Feature request #964
PostGIS internationalization problems on database object names
Status: | Closed | ||
---|---|---|---|
Priority: | Low | ||
Assignee: | Jürgen Fischer | ||
Category: | Data Provider | ||
Pull Request or Patch supplied: | Resolution: | fixed | |
Easy fix?: | No | Copied to github as #: | 11023 |
Description
While investigating uppercase support issues on PostGIS layers, I noticed that international characters likely would not work for PostgreSQL object names, but would work for data values.
This may be a reason for some complaints about PostGIS layers I have seen in the various QGIS forums, something like: "I loaded a PostGIS layer and don't see any data."
I decided to attempt to fix this problem. I believe that I have done so and expect to submit a patch in a few days after some further testing. There is one more aspect of PostgreSQL object names I haven't tackled yet - the use of quotes (double and single) and backslash. This requires escaping the strings, plus the rules have changed over various versions.
I also fixed several other problems with PostGIS layer handling, some of which hindered testing
internationalization. See below for the details.
Also, I created a list of my expectations for PostGIS layers, which is attached.
I am using a PostgreSQL server with UTF8 as its database encoding, so all of these notes ares based on that. I have considered what happens if a database has some other encoding, but I haven't tested this very much. Once connected there shouldn't be a problem as long as UTF8 is used for client encoding.
Some obesrvations:
On looking at various source files concerning PostGIS layers I found that strings passed to libpq and returned were not of the proper character set. Qt uses Unicode in QStrings, which are 16-bit entities, while libpq takes C strings, which have 8-bit characters. Thus, there must be a character set conversion for communication with PostgreSQL databases.
From the Qt documentation I found that the default codec for C strings is Latin1.
The local 8 bit encoder in en_US locale appears to be UTF-8. This depends on the locale determined or selected in QGIS.
Various QGIS PostgreSQL modules set the client encoding on the database to UNICODE when they connect. Most string handling for calls to libpq/results from libpq were using default encoding. A few had specific encoding set, but these were inconsistent - some Local8Bit, some Utf8. This likely causes the wrong character set translation to be used, unless all strings passed to/from the database are UTF-8 encoded.
The solution:
I have tried to find all occurrences of the libpq calls and apply toUtf8() or fromUtf8() QString functions as appropriate to the strings (both QString and C strings), except for when connecting to a database where I used toLocal8Bit()/fromLocal8Bit. This results in uniform behavior for international characters when used in database objects and data.
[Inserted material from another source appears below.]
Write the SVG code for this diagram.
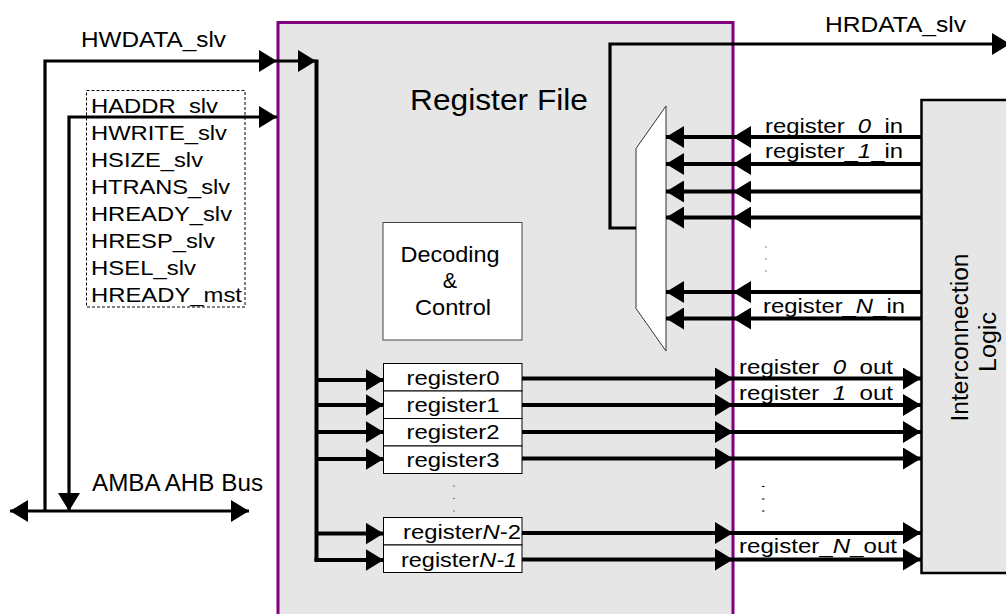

However, there is a potential for problems on database names if the locale uses a different encoding from the database default, if the database name contains non-ASCII characters.
I have tested fairly extensively with databases/schemas/tables/column names having spaces, uppercase, and international characters - load layer, save & load project, attribute table, identify.
I have not worked on the SPIT plug-in, two threaded modules (they appear to be no longer used), and ...postgisbox... files (no code is affected).
In the process of fixing and testing the string handling on libpq calls I discovered a number of little problems in the PostGIS layer modules:
+ that a test for a blank stored password used QString::null instead of QString::isEmpty() so a Password dialog was never raised. Fixed
+ a side of effect of the improper password test appears that the New Connection dialog was made to always store the password. Fixed so the Save Password checkbox actually does something.
+ type detection did not return the correct name for int2 (it was null) because the query used to retrieve type information needed a SELECT DISTINCT. The int2 type returns 2 rows, others don't (I don't know why), so the query fails. Fixed
+ QgsDbSourceSelect::getTableInfo() has a note about not being able to get a query to work on uppercase names. I provided a query that does work and removed some code farther down that was a work-around.
+ found that int8 data values were not handled correctly due to Int type being used to store integers, including int8. I added code to use LongLong on int8.
+ in QgsPgQueryBuilder the list of available data values would intermittently quote string data when inserted in the query. The mActualFieldIsChar member variable was being declared as a local variable in two functions, so it was not set properly when it was tested for character or number field type. Fixed
+ I have replaced in several places SQL query text of the form:
"... =(select oid from pg_class where relname='sometablename' and relnamespace=(select oid from pg_namespace where nspname='someschema'))"
with
...=regclass('"someschema"."sometablename"')::oid
The ::oid cast is necessary in some situations to force a return of oid rather than text. Also, the names need the double quotes for uppercase use.
(of course the quotes need to be properly escaped in the C string)
This isn't so much a problem, but it makes for cleaner code and is future-proof for when catalog support is available in PostgreSQL.
History
#1 Updated by Steven Mizuno over 16 years ago
Attached is my patch that is primarily for fixing internationalization issues on PostgreSQL databases, but also incorporates a number of other fixes as I have noted.
I have also added a quoteIdentifier() function in QgsPostgresProvider to provide a more convenient and less error-prone way to properly double quote identifiers in most situations as I suggested in ticket #954.
I believe the only characters that may cause problems with database object names now are the quotes (single and double) and the backslash.
I was doing all of the work on a 64-bit Mandriva Linux system. I have done a cursory check of the fixes on a Windows XP system and did not find any problems related to a different system.
I am also including a script file to create a schema, table and view that I used for testing. The script should have the schema and table placeholders replaced with names containing any characters that someone wishes to test.
Further information on the int2 type detection - I changed the query to get the type name directly instead of in a round about way. It may need more work to support array types.
Additional problems found and fixed:- addFeature() in QgsPostgresProvider, a the code to escape single quotes was doing all values instead of character types.
- SRCFromViewColumn() and findColumns() in QgsPostgresProvider, changed to use a query similar to what the information_schema views use, but minus the qualification for table owner. This allows VIEWs to be used by any user with select privilege on them. It appears that this had been done previously. fix for bug #955.
- QgsDataSourceUri - added quoting for database and user values so spaces can be in these items, as well as password, but I didn't provide for escaping certain characters. I feel a better solution for this is needed.
- addAttribute() and deleteAttribute() in QgsPostgresProvider, error handling wasn't detecting failed commands to the database because a test for null bypassed the test for command ok.
- QgsPgQueryBuilder wouldn't quote text type values as it does for character type. fixed the test to include text type.
- getGeometryColumnInfo() in QgsDbSourceSelect is not called from anywhere. It seems to be a near duplicate of getTableInfo(). I just enclosed it with #if 0/#endif to keep it from compiling.
- QgsDbSourceSelect::getTableInfo() - also restricts the return list to tables the user
has SELECT privilege on, rather than all tables.
#2 Updated by Jürgen Fischer over 16 years ago
- Resolution set to fixed
- Status changed from Open to Closed
#3 Updated by Jürgen Fischer over 16 years ago
fixed in 2ea7615b (SVN r8214)